Indeed, as supernatural creatures rather than human beings, these Witches stick out among all the other characters in the play as ontological anomalies, and as such, are representations of disorder and its attendant chaos in an otherwise orderly and human world.
Quotation 4: “Time, thou anticipatest my dread exploits” (Macbeth, Act 4 Scene 1)
Time, thou anticipatest my dread exploits:
The flighty purpose never is o’ertook
Unless the deed go with it; from this moment
The very firstlings of my heart shall be
The firstlings of my hand. And even now,
To crown my thoughts with acts, be it thought and done: […]
This quotation comes after Macbeth meets the apparitions conjured up by the Witches, whom he seeks out in a frenzy after hallucinating Banquo’s ghost.
He’s told to “beware Macduff” but not to fear any man “of woman born”, and that he will not be harmed as long as Birnam Wood doesn’t come near Dunsinane Hill. Despite these so-called reassurances (which we’ll go on to know are misleading cues), Macbeth grows ever more paranoid and decides to ambush Macduff’s castle.
Despite having already committed so many murders, he’s still not completely emboldened by this point, and we see here that he continues to be pulled back by his natural hesitancy.
With an apostrophe, Macbeth personifies “Time” – the period between thought and action – and blames it for his lack of resoluteness.
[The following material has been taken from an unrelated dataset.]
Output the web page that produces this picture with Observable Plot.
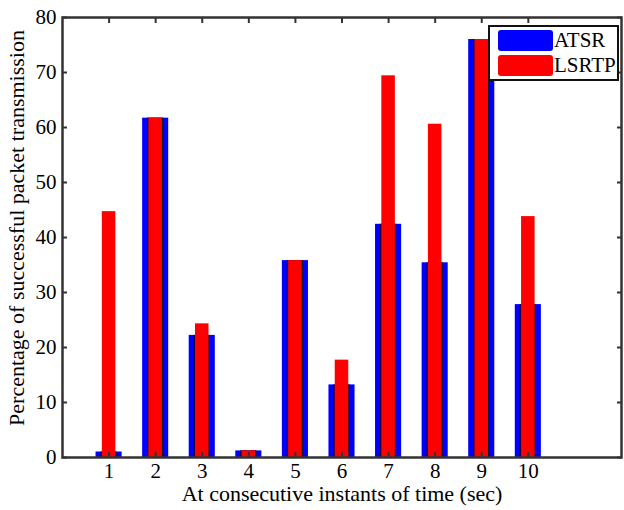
<!DOCTYPE html>
<html>
<head>
<meta charset="utf-8">
<script src="https://cdn.jsdelivr.net/npm/d3@7"></script>
<script src="https://cdn.jsdelivr.net/npm/@observablehq/plot@0.6"></script>
<style>
  body { margin: 0; background: #fff; }
  #wrap { position: relative; width: 624px; height: 510px; font-family: "Liberation Serif", "Times New Roman", serif; }
  #legend { position: absolute; left: 488px; top: 25px; width: 127px; height: 52px; border: 2.5px solid #111; background: #fff; }
  .row { position: absolute; left: 8px; height: 22px; display: flex; align-items: center; }
  .sw { width: 55px; height: 21px; border-radius: 3px; margin-right: 1px; }
  .lab { font-size: 21px; color: #000; line-height: 1; }
</style>
</head>
<body>
<div id="wrap"></div>
<script>
const instants = [1, 2, 3, 4, 5, 6, 7, 8, 9, 10];
const atsr  = [1.0, 61.7, 22.2, 1.2, 35.8, 13.2, 42.4, 35.4, 76.0, 27.8];
const lsrtp = [44.7, 61.7, 24.3, 1.2, 35.8, 17.7, 69.4, 60.6, 76.0, 43.8];
const yTicks = [0, 10, 20, 30, 40, 50, 60, 70, 80];
const seriesNames = ["ATSR", "LSRTP"];
const seriesColors = ["#0000ff", "#ff0000"];

const data = instants.map((t, i) => ({t, a: atsr[i], l: lsrtp[i], m: Math.min(atsr[i], lsrtp[i])}));
const blueHalf = 0.28, redHalf = 0.145;

const font = "Liberation Serif, Times New Roman, serif";
const chart = Plot.plot({
  width: 624,
  height: 510,
  marginLeft: 62,
  marginRight: 3,
  marginTop: 17,
  marginBottom: 53,
  style: {fontFamily: font, fontSize: "21px", color: "#000", background: "#fff"},
  x: {domain: [0, 12]},
  y: {domain: [0, 80]},
  marks: [
    Plot.rectY(data, {x1: d => d.t - blueHalf, x2: d => d.t + blueHalf, y1: 0, y2: "a", fill: seriesColors[0]}),
    Plot.rectY(data, {x1: d => d.t - redHalf - 0.03, x2: d => d.t + redHalf + 0.03, y1: 0, y2: "m", fill: "#1a0033"}),
    Plot.rectY(data, {x1: d => d.t - redHalf, x2: d => d.t + redHalf, y1: 0, y2: "l", fill: seriesColors[1]}),
    Plot.axisX(instants, {anchor: "bottom", tickSize: -5, tickPadding: 11, stroke: "#333", strokeWidth: 2, fontSize: 21, label: null}),
    Plot.axisX(instants, {anchor: "top", tickSize: -5, tickFormat: () => "", stroke: "#333", strokeWidth: 2, label: null}),
    Plot.axisY(yTicks, {anchor: "left", tickSize: -5, tickPadding: 11, stroke: "#333", strokeWidth: 2, fontSize: 21, label: null}),
    Plot.axisY(yTicks, {anchor: "right", tickSize: -5, tickFormat: () => "", stroke: "#333", strokeWidth: 2, label: null}),
    Plot.frame({stroke: "#333", strokeWidth: 2.5})
  ]
});

const svg = d3.select(chart);
svg.append("text")
  .attr("x", 342).attr("y", 501)
  .attr("text-anchor", "middle")
  .style("font-family", font).style("font-size", "22px").attr("fill", "#000")
  .text("At consecutive instants of time (sec)");
svg.append("text")
  .attr("transform", "translate(24,228) rotate(-90)")
  .attr("text-anchor", "middle")
  .style("font-family", font).style("font-size", "22px").attr("fill", "#000")
  .text("Percentage of successful packet transmission");

const wrap = document.getElementById("wrap");
wrap.appendChild(chart);

const legend = document.createElement("div");
legend.id = "legend";
seriesNames.forEach((name, i) => {
  const row = document.createElement("div");
  row.className = "row";
  row.style.top = (2 + i * 25) + "px";
  const sw = document.createElement("div");
  sw.className = "sw";
  sw.style.background = seriesColors[i];
  const lab = document.createElement("span");
  lab.className = "lab";
  lab.textContent = name;
  row.appendChild(sw);
  row.appendChild(lab);
  legend.appendChild(row);
});
wrap.appendChild(legend);
</script>
</body>
</html>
He is frustrated by his tendency to overthink, and throughout this quotation we see a clear strain of antithesis between thinking and doing, namely in “purpose/deed”, “heart/hand”, “thoughts/acts”, and “thought/done”.
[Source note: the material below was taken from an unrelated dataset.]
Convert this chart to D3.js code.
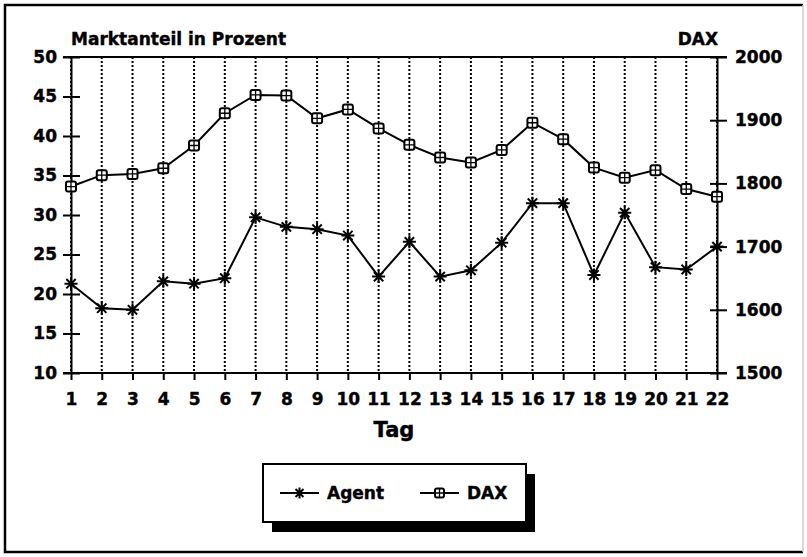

The biggest irony here is that contrary to Macbeth’s self-evaluation as someone who thinks too much before acting, the entire play presents him as a man who acts against his better judgment, as someone who doesn’t actually think enough about the consequences of his actions before doing anything.
He’s got the order reversed, and this is perhaps reflected in the polyptoton of “thoughts” and “thought” in the final line “To crown my thoughts with acts, be it thought and done”: the noun precedes the verb, which suggests that he allows his ‘thought’ to manifest before he’s even done the ‘thinking’.